-- START Entries shown --
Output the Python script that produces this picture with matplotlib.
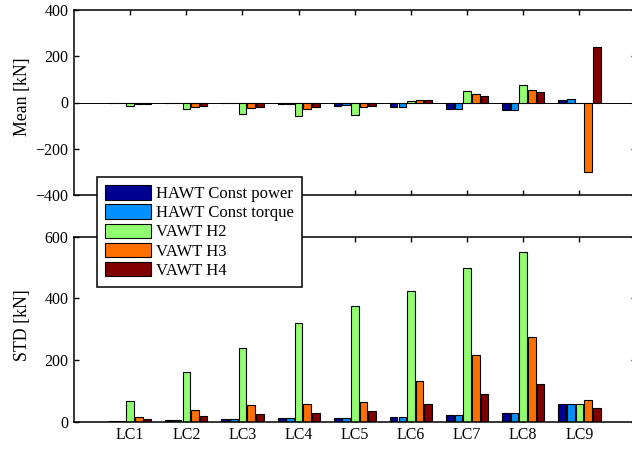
import numpy as np
import matplotlib
matplotlib.use('Agg')
import matplotlib.pyplot as plt

# load cases and series
cases = ['LC1', 'LC2', 'LC3', 'LC4', 'LC5', 'LC6', 'LC7', 'LC8', 'LC9']
series = ['HAWT Const power', 'HAWT Const torque', 'VAWT H2', 'VAWT H3', 'VAWT H4']
colors = ['#000090', '#0090ff', '#90ff70', '#ff7000', '#800000']

# mean load [kN]
mean_power = [-1, -2, -3, -7, -13, -19, -26, -32, 12]
mean_torque = [-1, -2, -3, -7, -12, -19, -26, -33, 13]
mean_h2 = [-13, -30, -48, -60, -53, 7, 49, 75, 0]
mean_h3 = [-8, -19, -24, -26, -20, 10, 35, 53, -302]
mean_h4 = [-8, -16, -20, -19, -14, 9, 30, 46, 242]

# standard deviation [kN]
std_power = [1, 6, 7, 11, 12, 16, 22, 28, 58]
std_torque = [1, 6, 7, 11, 12, 16, 22, 28, 58]
std_h2 = [65, 160, 240, 320, 375, 425, 498, 552, 57]
std_h3 = [15, 36, 52, 56, 62, 131, 217, 273, 69]
std_h4 = [8, 17, 23, 28, 35, 57, 90, 122, 45]

mean_all = [mean_power, mean_torque, mean_h2, mean_h3, mean_h4]
std_all = [std_power, std_torque, std_h2, std_h3, std_h4]

plt.rcParams['font.family'] = ['Liberation Serif', 'DejaVu Serif']
plt.rcParams['font.size'] = 11.5
plt.rcParams['axes.linewidth'] = 1.1
plt.rcParams['xtick.direction'] = 'in'
plt.rcParams['ytick.direction'] = 'in'
plt.rcParams['xtick.major.size'] = 3.5
plt.rcParams['ytick.major.size'] = 3.5
plt.rcParams['xtick.major.width'] = 1.0
plt.rcParams['ytick.major.width'] = 1.0

fig = plt.figure(figsize=(6.32, 4.49), dpi=100)
W, H = 632.0, 449.0
ax1 = fig.add_axes([74 / W, (H - 195) / H, 561.6 / W, 185 / H])
ax2 = fig.add_axes([74 / W, (H - 421.5) / H, 561.6 / W, 184.7 / H])

x = np.arange(1, len(cases) + 1)
step = 0.1538
width = 0.135


def grouped_bars(ax, data):
    handles = []
    for i, vals in enumerate(data):
        b = ax.bar(x + (i - 2) * step, vals, width, color=colors[i],
                   edgecolor='k', linewidth=0.8, label=series[i], zorder=2)
        handles.append(b)
    return handles


grouped_bars(ax1, mean_all)
handles = grouped_bars(ax2, std_all)

ax1.axhline(0, color='k', lw=0.7, zorder=3)
ax1.set_ylim(-400, 400)
ax1.set_yticks([-400, -200, 0, 200, 400])
ax1.set_xticks(x)
ax1.set_xticklabels([])
ax1.set_ylabel('Mean [kN]', fontsize=12.8)

ax2.set_ylim(0, 600)
ax2.set_yticks([0, 200, 400, 600])
ax2.set_xticks(x)
ax2.set_xticklabels(cases)
ax2.set_ylabel('STD [kN]', fontsize=12.8)

for ax in (ax1, ax2):
    ax.set_xlim(0, 10)
    ax.tick_params(top=True, right=True, pad=4)
ax1.yaxis.set_label_coords(-0.076, 0.53)
ax2.yaxis.set_label_coords(-0.076, 0.52)

leg = fig.legend(handles=handles, loc='upper left',
                 bbox_to_anchor=(97 / W, 1 - 177 / H), borderaxespad=0,
                 fancybox=False, edgecolor='k', framealpha=1,
                 handlelength=2.75, handleheight=0.95, handletextpad=0.3,
                 labelspacing=0.13, borderpad=0.5, fontsize=12)
leg.get_frame().set_linewidth(1.1)

plt.savefig('out.png', dpi=100)
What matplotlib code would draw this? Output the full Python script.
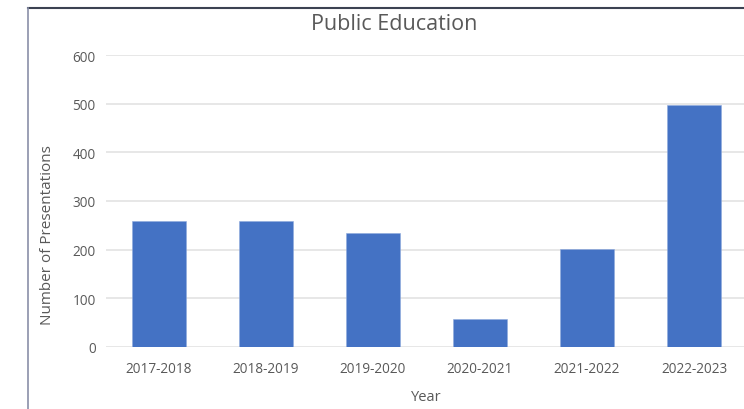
-- END Entries shown --
(The request) Repeat only what lies between the start of the data and the end of the line containing "colors = ['#000090', '#0090ff', '#90ff70', '#ff7000', '#800000']", exactly, with pictures left out.

(Answer in full)
Output the Python script that produces this picture with matplotlib.
import numpy as np
import matplotlib
matplotlib.use('Agg')
import matplotlib.pyplot as plt

# load cases and series
cases = ['LC1', 'LC2', 'LC3', 'LC4', 'LC5', 'LC6', 'LC7', 'LC8', 'LC9']
series = ['HAWT Const power', 'HAWT Const torque', 'VAWT H2', 'VAWT H3', 'VAWT H4']
colors = ['#000090', '#0090ff', '#90ff70', '#ff7000', '#800000']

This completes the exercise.